## Goal
Please write out the lines of the data exactly, beginning with the first and ending with the line containing "from matplotlib.colors import"; leave the pictures behind.

## Source code of charts
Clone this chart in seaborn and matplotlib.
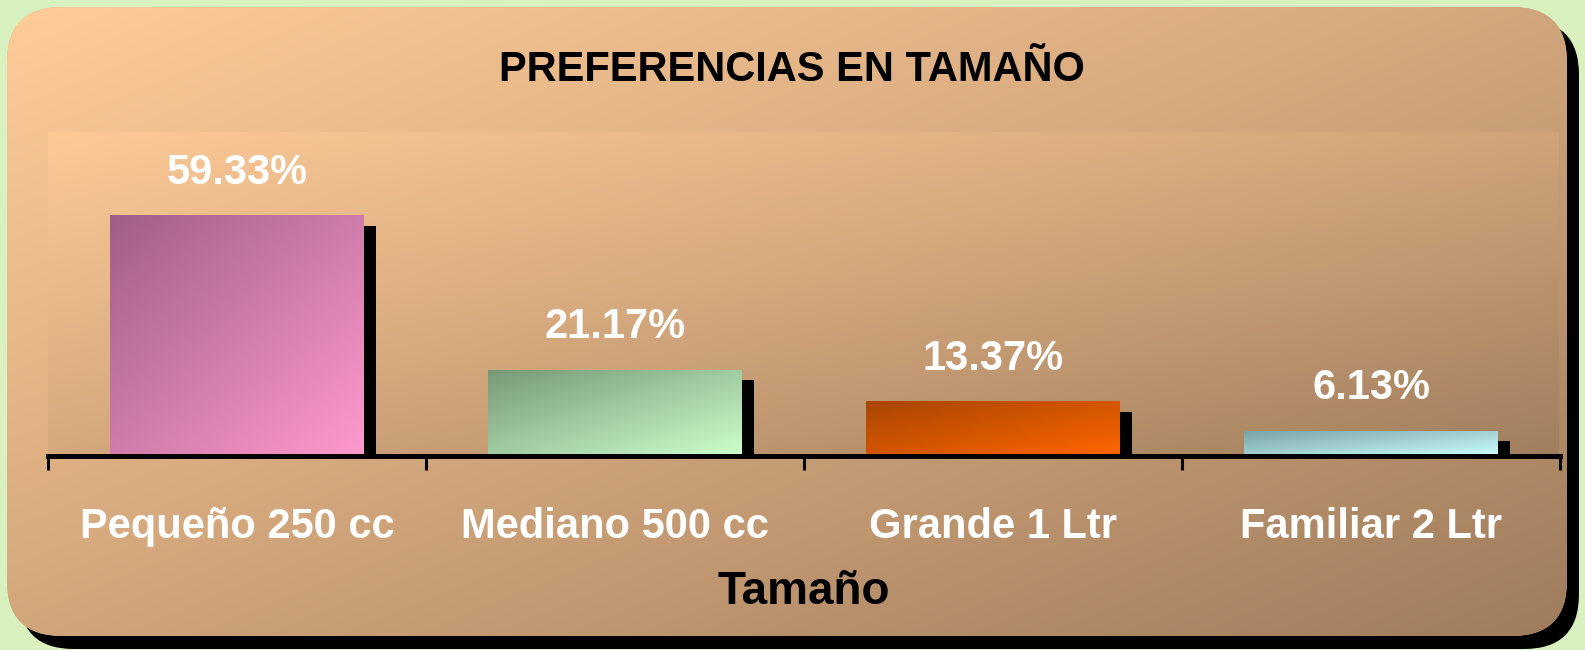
import numpy as np
import seaborn as sns
import matplotlib.pyplot as plt
import matplotlib.transforms as mtransforms
from matplotlib.patches import FancyBboxPatch, Rectangle
from matplotlib.colors import LinearSegmentedColormap

# datos
categorias = ["Pequeño 250 cc", "Mediano 500 cc", "Grande 1 Ltr", "Familiar 2 Ltr"]
porcentajes = [59.33, 21.17, 13.37, 6.13]
etiquetas = ["59.33%", "21.17%", "13.37%", "6.13%"]
gradientes = [("#A05F87", "#FF99CC"), ("#779977", "#CCFFCC"),
              ("#A84500", "#FF6600"), ("#78A2A6", "#CCFFFF")]

sns.set_style("white")
plt.rcParams["font.family"] = ["Liberation Sans", "DejaVu Sans"]

W, H = 1585, 650
fig = plt.figure(figsize=(W / 100, H / 100), dpi=100, facecolor="#D9F0BF")

# fondo: panel redondeado con sombra y degradado
bg = fig.add_axes([0, 0, 1, 1])
bg.set_xlim(0, W)
bg.set_ylim(H, 0)
bg.axis("off")

def grad(n=256):
    xx, yy = np.meshgrid(np.linspace(0, 1, n), np.linspace(0, 1, n))
    return (xx + yy) / 2

fondo_cmap = LinearSegmentedColormap.from_list("fondo", ["#FFCC99", "#D2A67C", "#9E7C5C"])

sombra = FancyBboxPatch((19, 20), 1560, 629, boxstyle="round,pad=0,rounding_size=55",
                        fc="black", ec="none", zorder=1)
bg.add_patch(sombra)
panel = FancyBboxPatch((7, 7), 1560, 629, boxstyle="round,pad=0,rounding_size=55",
                       fc="#D2A67C", ec="none", zorder=1)
bg.add_patch(panel)
bg.imshow(grad(), cmap=fondo_cmap, extent=(7, 1567, 636, 7), aspect="auto",
          clip_path=panel, interpolation="bilinear", zorder=2)
bg.imshow(grad(), cmap=fondo_cmap, extent=(48, 1559, 456, 132), aspect="auto",
          interpolation="bilinear", alpha=0.8, zorder=3)
bg.set_xlim(0, W)
bg.set_ylim(H, 0)

# grafico de barras
ax = fig.add_axes([48 / W, (H - 456) / H, (1560 - 48) / W, (456 - 132) / H])
ax.set_facecolor("none")
sns.barplot(x=categorias, y=porcentajes, ax=ax, width=0.67, color="gray")

desplazada = mtransforms.offset_copy(ax.transData, fig=fig, x=12, y=-10, units="dots")
for barra, (c0, c1) in zip(ax.patches, gradientes):
    x0, w, h = barra.get_x(), barra.get_width(), barra.get_height()
    ax.add_patch(Rectangle((x0, 0), w, h, fc="black", ec="none",
                           transform=desplazada, zorder=1))
    barra.set_facecolor("none")
    barra.set_edgecolor("none")
    barra.set_zorder(2)
    cmap = LinearSegmentedColormap.from_list("b", [c0, c1])
    ax.imshow(grad(), cmap=cmap, extent=(x0, x0 + w, 0, h), aspect="auto",
              clip_path=barra, zorder=2, interpolation="bilinear")

for i, (v, t) in enumerate(zip(porcentajes, etiquetas)):
    ax.annotate(t, (i, v), xytext=(0, 23), textcoords="offset points",
                ha="center", va="baseline", fontsize=30, fontweight="bold",
                color="white")

ax.set_xlim(-0.5, 3.5)
ax.set_ylim(0, 80)
ax.set_yticks([])
for lado in ["left", "right", "top"]:
    ax.spines[lado].set_visible(False)
ax.spines["bottom"].set_linewidth(3.6)
ax.spines["bottom"].set_color("black")
ax.spines["bottom"].set_zorder(5)
ax.set_xticks([-0.5, 0.5, 1.5, 2.5, 3.5], minor=True)
ax.tick_params(axis="x", which="major", bottom=False, length=0, pad=37,
               labelsize=30, labelcolor="white")
ax.tick_params(axis="x", which="minor", bottom=True, length=10, width=2.2,
               color="black", direction="out")
for lab in ax.get_xticklabels():
    lab.set_fontweight("bold")

ax.set_xlabel("Tamaño", fontsize=33, fontweight="bold", color="black", labelpad=16)

fig.text(792 / W, 1 - 70 / H, "PREFERENCIAS EN TAMAÑO", ha="center", va="center",
         fontsize=30, fontweight="bold", color="black")

fig.savefig("out.png", dpi=100, facecolor=fig.get_facecolor())
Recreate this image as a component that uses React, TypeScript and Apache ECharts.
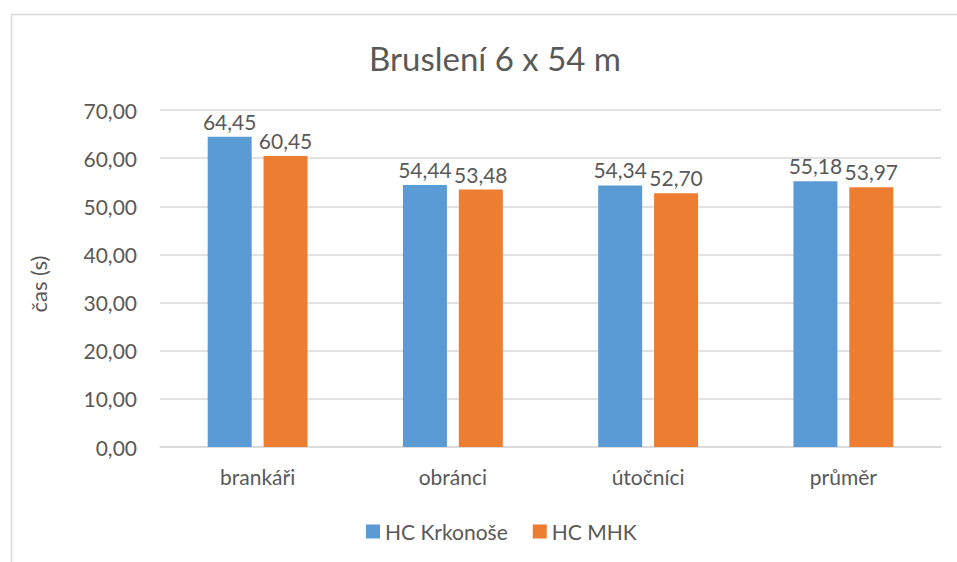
import React, { useEffect, useRef } from "react";
import * as echarts from "echarts";

const categories = ["brankáři", "obránci", "útočníci", "průměr"];
const krkonose = [64.45, 54.44, 54.34, 55.18];
const mhk = [60.45, 53.48, 52.7, 53.97];
const seriesNames = ["HC Krkonoše", "HC MHK"];
const titleText = "Bruslení 6 x 54 m";
const yAxisName = "čas (s)";

const FONT = "Lato, 'Open Sans', sans-serif";
const TXT = "#595959";
const fmt = (v: number) => v.toFixed(2).replace(".", ",");

export default function App() {
  const ref = useRef<HTMLDivElement>(null);
  useEffect(() => {
    if (!ref.current) return;
    const chart = echarts.init(ref.current, null, { renderer: "svg" });
    const label = {
      show: true,
      position: "top",
      distance: 5,
      color: TXT,
      fontSize: 21,
      fontFamily: FONT,
      formatter: (p: any) => fmt(p.value),
    };
    chart.setOption({
      animation: false,
      backgroundColor: "#ffffff",
      textStyle: { fontFamily: FONT, color: TXT },
      graphic: [
        {
          type: "rect",
          left: 9,
          top: 12,
          shape: { width: 1000, height: 600 },
          style: { fill: "none", stroke: "#d9d9d9", lineWidth: 1.5 },
          silent: true,
        },
        {
          type: "group",
          x: 38,
          y: 284,
          rotation: Math.PI / 2,
          silent: true,
          children: [
            {
              type: "text",
              x: 0,
              y: 0,
              style: {
                text: yAxisName,
                fill: TXT,
                fontSize: 22,
                fontFamily: FONT,
                align: "center",
                verticalAlign: "middle",
              },
            },
          ],
        },
      ],
      title: {
        text: titleText,
        left: 364,
        top: 36,
        textStyle: { fontSize: 33, fontWeight: "normal", color: TXT, fontFamily: FONT },
      },
      legend: {
        bottom: 15,
        left: 361,
        itemWidth: 14,
        itemHeight: 14,
        itemGap: 25,
        icon: "rect",
        textStyle: { fontSize: 21, color: TXT, fontFamily: FONT },
        data: seriesNames,
      },
      grid: { left: 160, right: 16, top: 110, bottom: 115 },
      xAxis: {
        type: "category",
        data: categories,
        axisTick: { show: false },
        axisLine: { lineStyle: { color: "#d9d9d9", width: 1.5 } },
        axisLabel: { color: TXT, fontSize: 21, margin: 19, fontFamily: FONT },
      },
      yAxis: {
        type: "value",
        min: 0,
        max: 70,
        interval: 10,
        axisLine: { show: false },
        axisTick: { show: false },
        axisLabel: { color: TXT, fontSize: 21, margin: 23, fontFamily: FONT, formatter: (v: number) => fmt(v) },
        splitLine: { lineStyle: { color: "#d9d9d9", width: 1.5 } },
      },
      series: [
        {
          name: seriesNames[0],
          type: "bar",
          data: krkonose,
          barWidth: 44,
          barGap: "27%",
          itemStyle: { color: "#5B9BD5" },
          label,
        },
        {
          name: seriesNames[1],
          type: "bar",
          data: mhk,
          barWidth: 44,
          itemStyle: { color: "#ED7D31" },
          label,
        },
      ],
    });
    return () => chart.dispose();
  }, []);
  return (
    <div
      ref={ref}
      style={{ position: "fixed", left: 0, top: 0, width: 957, height: 562 }}
    />
  );
}
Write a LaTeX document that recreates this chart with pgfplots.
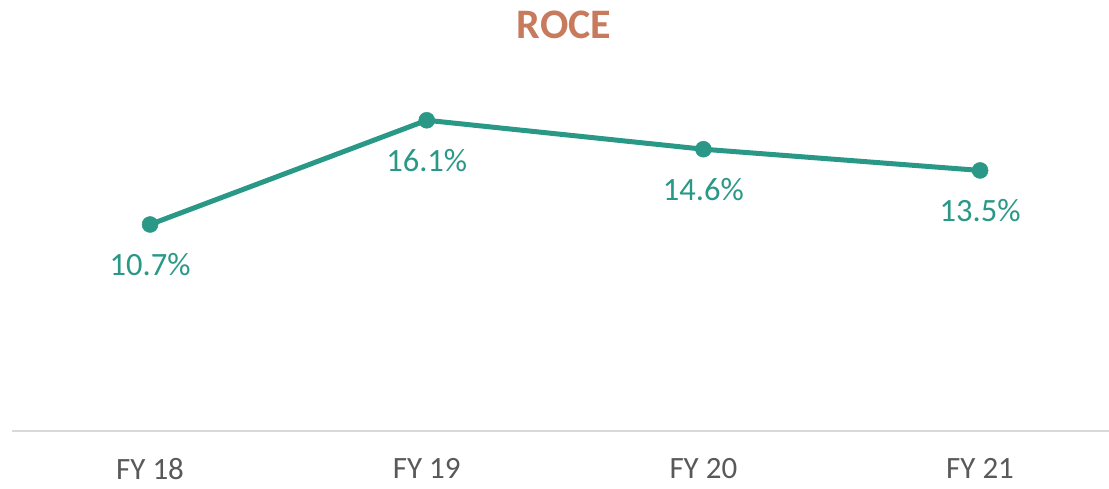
\documentclass[border=0pt]{standalone}
\usepackage{fontspec}
\setmainfont{Carlito}
\usepackage{pgfplots}
\pgfplotsset{compat=1.18}
\definecolor{teal1}{RGB}{42,152,135}
\definecolor{titleC}{RGB}{200,122,92}
\definecolor{tickC}{RGB}{89,89,89}
\definecolor{baseC}{RGB}{217,217,217}
\begin{document}
\begin{tikzpicture}[x=1pt,y=1pt]
\useasboundingbox (0,0) rectangle (1109,488);
\node[font=\fontsize{42}{46}\selectfont\bfseries, text=titleC] at (564,463) {ROCE};
\begin{axis}[
  at={(12pt,57pt)}, anchor=south west,
  scale only axis, width=1097pt, height=386pt,
  xmin=-0.499, xmax=3.466, ymin=0, ymax=20,
  axis x line=bottom, hide y axis,
  axis line style={baseC, line width=1.5pt, -},
  xtick=data, xticklabels={FY 18,FY 19,FY 20,FY 21},
  major tick length=0pt,
  xticklabel style={font=\fontsize{31}{34}\selectfont, text=tickC, yshift=-24pt},
  /pgf/number format/assume math mode=true,
  nodes near coords={\pgfmathprintnumber[fixed,precision=1,fixed zerofill]{\pgfplotspointmeta}\%},
  every node near coord/.style={font=\fontsize{32.5}{36}\selectfont, text=teal1, anchor=center, yshift=-40pt},
  clip=false,
]
\addplot[teal1, line width=5pt, mark=*, mark size=8pt, mark options={fill=teal1, draw=teal1, line width=0.5pt}]
  coordinates {(0,10.7) (1,16.1) (2,14.6) (3,13.5)};
\end{axis}
\end{tikzpicture}
\end{document}
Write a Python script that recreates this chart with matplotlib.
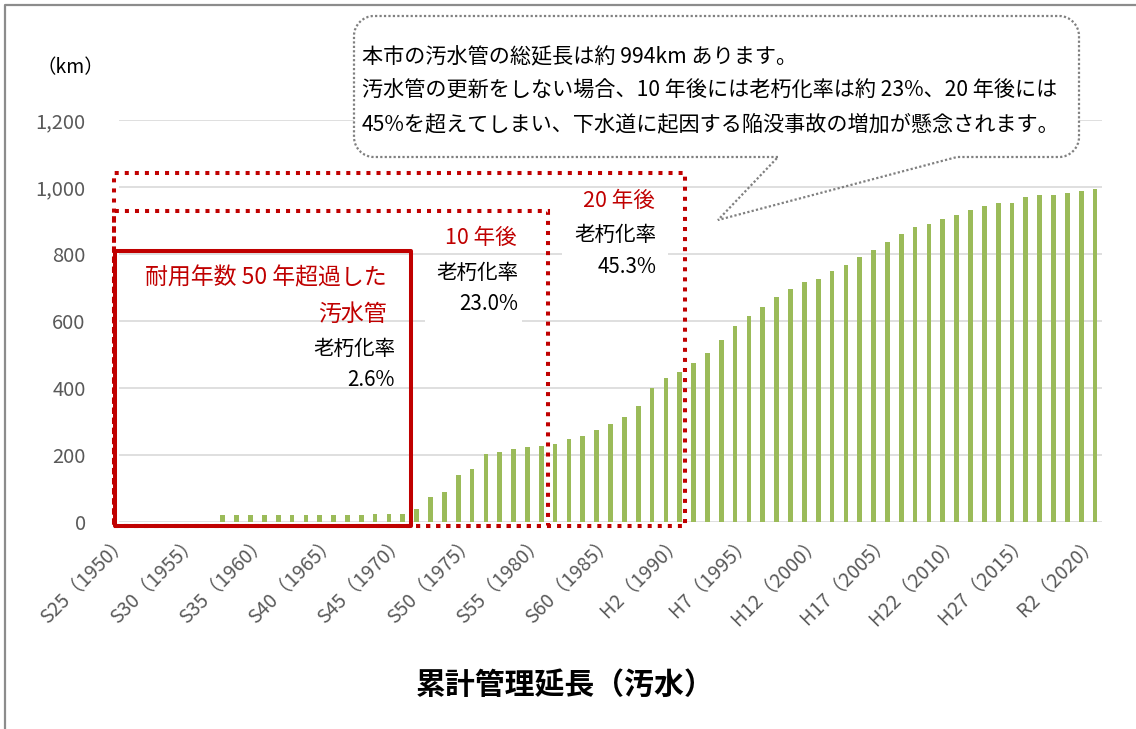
import matplotlib
matplotlib.use("Agg")
import matplotlib.pyplot as plt
from matplotlib.patches import Rectangle, PathPatch
from matplotlib.path import Path
from matplotlib.lines import Line2D

plt.rcParams['font.family'] = ['Noto Sans CJK JP', 'DejaVu Sans']

# cumulative length of sewer pipes (km), one value per fiscal year 1950-2020
years = list(range(1950, 2021))
length_km = [
    0, 0, 0, 0, 0, 0, 0,
    20, 20, 20, 20, 20, 20, 20, 20, 20, 20, 20,
    23, 23, 25, 38, 75, 90, 139, 158, 204, 208, 217, 224, 228,
    232, 247, 257, 274, 293, 312, 345, 400, 429, 449,
    474, 504, 542, 585, 615, 643, 672, 697, 716, 726,
    748, 768, 792, 813, 837, 861, 881, 890, 905, 917,
    932, 942, 952, 953, 969, 977, 977, 981, 987, 993,
]
tick_years = [1950, 1955, 1960, 1965, 1970, 1975, 1980, 1985, 1990,
              1995, 2000, 2005, 2010, 2015, 2020]
tick_labels = ['S25（1950）', 'S30（1955）', 'S35（1960）', 'S40（1965）',
               'S45（1970）', 'S50（1975）', 'S55（1980）', 'S60（1985）',
               'H2（1990）', 'H7（1995）', 'H12（2000）', 'H17（2005）',
               'H22（2010）', 'H27（2015）', 'R2（2020）']
y_ticks = [0, 200, 400, 600, 800, 1000, 1200]
y_labels = ['0', '200', '400', '600', '800', '1,000', '1,200']

bubble_lines = [
    '本市の汚水管の総延長は約 994km あります。',
    '汚水管の更新をしない場合、10 年後には老朽化率は約 23%、20 年後には',
    '45%を超えてしまい、下水道に起因する陥没事故の増加が懸念されます。',
]

W, H = 1136, 729
RED = '#C00000'
GRAY_TXT = '#595959'


def px(x, y):
    # pixel position (from top left) -> figure fraction
    return (x / W, 1 - y / H)


fig = plt.figure(figsize=(W / 100, H / 100), dpi=100)
ax = fig.add_axes([119 / W, 1 - 522 / H, 983 / W, 402 / H])

idx = list(range(len(years)))
ax.bar(idx, length_km, width=0.34, color='#9BBB59', zorder=3)

ax.set_xlim(-0.5, len(years) - 0.5)
ax.set_ylim(0, 1200)
ax.set_yticks(y_ticks)
ax.set_yticklabels(y_labels, fontsize=14.5, color=GRAY_TXT)
ax.set_xticks([years.index(y) for y in tick_years])
ax.set_xticklabels(tick_labels, fontsize=14, color=GRAY_TXT, rotation=45,
                   ha='right', va='center', rotation_mode='anchor')
ax.tick_params(axis='y', length=0, pad=24)
ax.tick_params(axis='x', length=0, pad=12)
ax.grid(axis='y', color='#D9D9D9', linewidth=1.2, zorder=0)
ax.set_axisbelow(True)
for s in ax.spines.values():
    s.set_visible(False)

# outer frame (only left and top visible in the crop)
fx, fy = zip(px(5, H + 5), px(5, 5), px(W + 5, 5))
fig.add_artist(Line2D(fx, fy, color='#8C8C8C', linewidth=1.6,
                      transform=fig.transFigure))

fig.text(*px(70, 68), '（km）', fontsize=14, ha='center', va='center')
fig.text(*px(565, 685), '累計管理延長（汚水）', fontsize=21.5, fontweight='bold',
         ha='center', va='center')


def rect(x0, y0, x1, y1, **kw):
    p0 = px(x0, y1)
    r = Rectangle(p0, (x1 - x0) / W, (y1 - y0) / H,
                  transform=fig.transFigure, **kw)
    fig.add_artist(r)


# frames around aged pipes
rect(114, 173, 685, 526, fill=False, edgecolor=RED, linewidth=2.9,
     linestyle=(0, (1, 1.5)), zorder=4)
rect(114, 211, 548, 526, fill=False, edgecolor=RED, linewidth=2.9,
     linestyle=(0, (1, 1.5)), zorder=4)
rect(115, 251, 411, 526, fill=False, edgecolor=RED, linewidth=2.9,
     joinstyle='round', zorder=5)

# white boxes behind labels
rect(425, 258, 522, 325, facecolor='white', edgecolor='none', zorder=3)
rect(562, 190, 668, 283, facecolor='white', edgecolor='none', zorder=3)

fig.text(*px(387, 278), '耐用年数 50 年超過した', color=RED, fontsize=16.5,
         ha='right', va='center', zorder=6)
fig.text(*px(387, 314), '汚水管', color=RED, fontsize=16.5,
         ha='right', va='center', zorder=6)
fig.text(*px(395, 349), '老朽化率', fontsize=14.8, ha='right', va='center', zorder=6)
fig.text(*px(395, 380), '2.6%', fontsize=14.8, ha='right', va='center', zorder=6)

fig.text(*px(517, 238), '10 年後', color=RED, fontsize=15.5,
         ha='right', va='center', zorder=6)
fig.text(*px(518, 273), '老朽化率', fontsize=14.8, ha='right', va='center', zorder=6)
fig.text(*px(518, 304), '23.0%', fontsize=14.8, ha='right', va='center', zorder=6)

fig.text(*px(655, 201), '20 年後', color=RED, fontsize=15.5,
         ha='right', va='center', zorder=6)
fig.text(*px(656, 235), '老朽化率', fontsize=14.8, ha='right', va='center', zorder=6)
fig.text(*px(656, 267), '45.3%', fontsize=14.8, ha='right', va='center', zorder=6)


# speech bubble
def bubble_path(L, T, R, B, r, tail=None):
    k = 0.5523 * r
    v = []
    c = []
    if tail:
        a, b, tip = tail
        v.append((a, B)); c.append(Path.MOVETO)
    else:
        v.append((R - r, B)); c.append(Path.MOVETO)
    v.append((L + r, B)); c.append(Path.LINETO)
    v += [(L + r - k, B), (L, B - r + k), (L, B - r)]; c += [Path.CURVE4] * 3
    v.append((L, T + r)); c.append(Path.LINETO)
    v += [(L, T + r - k), (L + r - k, T), (L + r, T)]; c += [Path.CURVE4] * 3
    v.append((R - r, T)); c.append(Path.LINETO)
    v += [(R - r + k, T), (R, T + r - k), (R, T + r)]; c += [Path.CURVE4] * 3
    v.append((R, B - r)); c.append(Path.LINETO)
    v += [(R, B - r + k), (R - r + k, B), (R - r, B)]; c += [Path.CURVE4] * 3
    if tail:
        v.append((b, B)); c.append(Path.LINETO)
        v.append(tip); c.append(Path.LINETO)
        v.append((a, B)); c.append(Path.LINETO)
    return Path([px(x, y) for x, y in v], c)


fig.add_artist(PathPatch(bubble_path(354, 16, 1079, 157, 20),
                         facecolor='white', edgecolor='none',
                         transform=fig.transFigure, zorder=6))
fig.add_artist(PathPatch(bubble_path(354, 16, 1079, 157, 20,
                                     tail=(778, 957, (718, 220))),
                         facecolor='none', edgecolor='#808080', linewidth=1.6,
                         linestyle=(0, (1, 1)), transform=fig.transFigure,
                         zorder=7))
for i, line in enumerate(bubble_lines):
    fig.text(*px(362, 57 + i * 33.5), line, fontsize=15.2,
             ha='left', va='center', zorder=8)

fig.savefig('out.png', dpi=100)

## Exercise answer
Clone this chart in seaborn and matplotlib.
import numpy as np
import seaborn as sns
import matplotlib.pyplot as plt
import matplotlib.transforms as mtransforms
from matplotlib.patches import FancyBboxPatch, Rectangle
from matplotlib.colors import LinearSegmentedColormap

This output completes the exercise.